- Recorded data -
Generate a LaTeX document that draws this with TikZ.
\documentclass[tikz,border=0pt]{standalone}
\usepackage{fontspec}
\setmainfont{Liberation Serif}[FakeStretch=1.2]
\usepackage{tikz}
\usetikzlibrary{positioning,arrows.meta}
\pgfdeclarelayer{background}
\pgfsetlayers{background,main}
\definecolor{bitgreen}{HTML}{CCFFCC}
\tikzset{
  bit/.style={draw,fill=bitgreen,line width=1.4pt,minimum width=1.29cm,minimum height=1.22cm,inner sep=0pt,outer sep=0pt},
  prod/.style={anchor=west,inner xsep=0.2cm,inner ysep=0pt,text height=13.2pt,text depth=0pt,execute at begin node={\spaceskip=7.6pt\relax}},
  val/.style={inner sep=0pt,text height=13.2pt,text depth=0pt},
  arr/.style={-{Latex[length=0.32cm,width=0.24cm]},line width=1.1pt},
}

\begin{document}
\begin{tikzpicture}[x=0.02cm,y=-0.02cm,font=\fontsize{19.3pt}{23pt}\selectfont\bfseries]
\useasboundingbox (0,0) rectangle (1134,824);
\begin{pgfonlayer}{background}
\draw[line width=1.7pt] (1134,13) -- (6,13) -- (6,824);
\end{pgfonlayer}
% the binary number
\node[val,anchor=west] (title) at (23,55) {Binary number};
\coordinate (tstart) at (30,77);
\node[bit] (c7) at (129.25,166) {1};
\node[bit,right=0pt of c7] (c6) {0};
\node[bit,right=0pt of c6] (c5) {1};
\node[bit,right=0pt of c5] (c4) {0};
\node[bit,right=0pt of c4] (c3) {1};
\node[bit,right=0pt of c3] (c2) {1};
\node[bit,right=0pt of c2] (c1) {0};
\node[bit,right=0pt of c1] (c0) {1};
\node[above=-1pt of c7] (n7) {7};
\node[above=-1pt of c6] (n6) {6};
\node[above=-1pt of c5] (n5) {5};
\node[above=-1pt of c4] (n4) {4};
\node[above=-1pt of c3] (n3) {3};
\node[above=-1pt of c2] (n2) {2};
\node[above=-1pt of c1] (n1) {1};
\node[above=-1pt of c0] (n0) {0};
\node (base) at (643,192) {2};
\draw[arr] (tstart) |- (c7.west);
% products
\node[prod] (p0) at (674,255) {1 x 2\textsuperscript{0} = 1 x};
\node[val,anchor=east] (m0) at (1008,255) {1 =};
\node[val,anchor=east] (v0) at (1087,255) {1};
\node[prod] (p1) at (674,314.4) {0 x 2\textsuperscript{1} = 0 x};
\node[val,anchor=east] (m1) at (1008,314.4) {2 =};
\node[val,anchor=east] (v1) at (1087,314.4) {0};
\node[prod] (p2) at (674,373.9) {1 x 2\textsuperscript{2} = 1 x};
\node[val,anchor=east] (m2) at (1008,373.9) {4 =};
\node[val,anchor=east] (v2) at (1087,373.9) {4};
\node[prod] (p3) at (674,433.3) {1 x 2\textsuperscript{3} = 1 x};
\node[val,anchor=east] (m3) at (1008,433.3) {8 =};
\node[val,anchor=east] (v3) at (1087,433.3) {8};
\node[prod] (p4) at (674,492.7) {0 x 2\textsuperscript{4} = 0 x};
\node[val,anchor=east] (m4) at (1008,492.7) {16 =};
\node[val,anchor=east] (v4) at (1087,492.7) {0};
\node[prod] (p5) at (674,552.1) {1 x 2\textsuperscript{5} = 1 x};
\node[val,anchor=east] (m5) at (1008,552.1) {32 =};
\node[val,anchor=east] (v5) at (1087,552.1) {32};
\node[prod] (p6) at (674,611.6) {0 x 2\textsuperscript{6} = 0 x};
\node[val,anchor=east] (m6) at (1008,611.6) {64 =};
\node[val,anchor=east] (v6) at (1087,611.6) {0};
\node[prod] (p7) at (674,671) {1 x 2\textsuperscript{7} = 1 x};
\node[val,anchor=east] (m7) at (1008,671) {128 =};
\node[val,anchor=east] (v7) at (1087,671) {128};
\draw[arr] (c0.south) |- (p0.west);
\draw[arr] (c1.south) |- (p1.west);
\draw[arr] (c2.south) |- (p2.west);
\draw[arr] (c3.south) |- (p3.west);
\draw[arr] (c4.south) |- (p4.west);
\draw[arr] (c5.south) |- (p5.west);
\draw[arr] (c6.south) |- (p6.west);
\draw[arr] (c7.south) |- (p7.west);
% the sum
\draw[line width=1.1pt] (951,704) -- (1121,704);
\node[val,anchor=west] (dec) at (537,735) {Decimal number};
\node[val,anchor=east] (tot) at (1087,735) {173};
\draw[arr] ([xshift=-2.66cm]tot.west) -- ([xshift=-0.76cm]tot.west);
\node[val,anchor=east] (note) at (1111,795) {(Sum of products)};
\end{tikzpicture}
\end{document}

- Job -
Reproduce the material verbatim, line by line.

- Complete response -
Generate a LaTeX document that draws this with TikZ.
\documentclass[tikz,border=0pt]{standalone}
\usepackage{fontspec}
\setmainfont{Liberation Serif}[FakeStretch=1.2]
\usepackage{tikz}
\usetikzlibrary{positioning,arrows.meta}
\pgfdeclarelayer{background}
\pgfsetlayers{background,main}
\definecolor{bitgreen}{HTML}{CCFFCC}
\tikzset{
  bit/.style={draw,fill=bitgreen,line width=1.4pt,minimum width=1.29cm,minimum height=1.22cm,inner sep=0pt,outer sep=0pt},
  prod/.style={anchor=west,inner xsep=0.2cm,inner ysep=0pt,text height=13.2pt,text depth=0pt,execute at begin node={\spaceskip=7.6pt\relax}},
  val/.style={inner sep=0pt,text height=13.2pt,text depth=0pt},
  arr/.style={-{Latex[length=0.32cm,width=0.24cm]},line width=1.1pt},
}

\begin{document}
\begin{tikzpicture}[x=0.02cm,y=-0.02cm,font=\fontsize{19.3pt}{23pt}\selectfont\bfseries]
\useasboundingbox (0,0) rectangle (1134,824);
\begin{pgfonlayer}{background}
\draw[line width=1.7pt] (1134,13) -- (6,13) -- (6,824);
\end{pgfonlayer}
% the binary number
\node[val,anchor=west] (title) at (23,55) {Binary number};
\coordinate (tstart) at (30,77);
\node[bit] (c7) at (129.25,166) {1};
\node[bit,right=0pt of c7] (c6) {0};
\node[bit,right=0pt of c6] (c5) {1};
\node[bit,right=0pt of c5] (c4) {0};
\node[bit,right=0pt of c4] (c3) {1};
\node[bit,right=0pt of c3] (c2) {1};
\node[bit,right=0pt of c2] (c1) {0};
\node[bit,right=0pt of c1] (c0) {1};
\node[above=-1pt of c7] (n7) {7};
\node[above=-1pt of c6] (n6) {6};
\node[above=-1pt of c5] (n5) {5};
\node[above=-1pt of c4] (n4) {4};
\node[above=-1pt of c3] (n3) {3};
\node[above=-1pt of c2] (n2) {2};
\node[above=-1pt of c1] (n1) {1};
\node[above=-1pt of c0] (n0) {0};
\node (base) at (643,192) {2};
\draw[arr] (tstart) |- (c7.west);
% products
\node[prod] (p0) at (674,255) {1 x 2\textsuperscript{0} = 1 x};
\node[val,anchor=east] (m0) at (1008,255) {1 =};
\node[val,anchor=east] (v0) at (1087,255) {1};
\node[prod] (p1) at (674,314.4) {0 x 2\textsuperscript{1} = 0 x};
\node[val,anchor=east] (m1) at (1008,314.4) {2 =};
\node[val,anchor=east] (v1) at (1087,314.4) {0};
\node[prod] (p2) at (674,373.9) {1 x 2\textsuperscript{2} = 1 x};
\node[val,anchor=east] (m2) at (1008,373.9) {4 =};
\node[val,anchor=east] (v2) at (1087,373.9) {4};
\node[prod] (p3) at (674,433.3) {1 x 2\textsuperscript{3} = 1 x};
\node[val,anchor=east] (m3) at (1008,433.3) {8 =};
\node[val,anchor=east] (v3) at (1087,433.3) {8};
\node[prod] (p4) at (674,492.7) {0 x 2\textsuperscript{4} = 0 x};
\node[val,anchor=east] (m4) at (1008,492.7) {16 =};
\node[val,anchor=east] (v4) at (1087,492.7) {0};
\node[prod] (p5) at (674,552.1) {1 x 2\textsuperscript{5} = 1 x};
\node[val,anchor=east] (m5) at (1008,552.1) {32 =};
\node[val,anchor=east] (v5) at (1087,552.1) {32};
\node[prod] (p6) at (674,611.6) {0 x 2\textsuperscript{6} = 0 x};
\node[val,anchor=east] (m6) at (1008,611.6) {64 =};
\node[val,anchor=east] (v6) at (1087,611.6) {0};
\node[prod] (p7) at (674,671) {1 x 2\textsuperscript{7} = 1 x};
\node[val,anchor=east] (m7) at (1008,671) {128 =};
\node[val,anchor=east] (v7) at (1087,671) {128};
\draw[arr] (c0.south) |- (p0.west);
\draw[arr] (c1.south) |- (p1.west);
\draw[arr] (c2.south) |- (p2.west);
\draw[arr] (c3.south) |- (p3.west);
\draw[arr] (c4.south) |- (p4.west);
\draw[arr] (c5.south) |- (p5.west);
\draw[arr] (c6.south) |- (p6.west);
\draw[arr] (c7.south) |- (p7.west);
% the sum
\draw[line width=1.1pt] (951,704) -- (1121,704);
\node[val,anchor=west] (dec) at (537,735) {Decimal number};
\node[val,anchor=east] (tot) at (1087,735) {173};
\draw[arr] ([xshift=-2.66cm]tot.west) -- ([xshift=-0.76cm]tot.west);
\node[val,anchor=east] (note) at (1111,795) {(Sum of products)};
\end{tikzpicture}
\end{document}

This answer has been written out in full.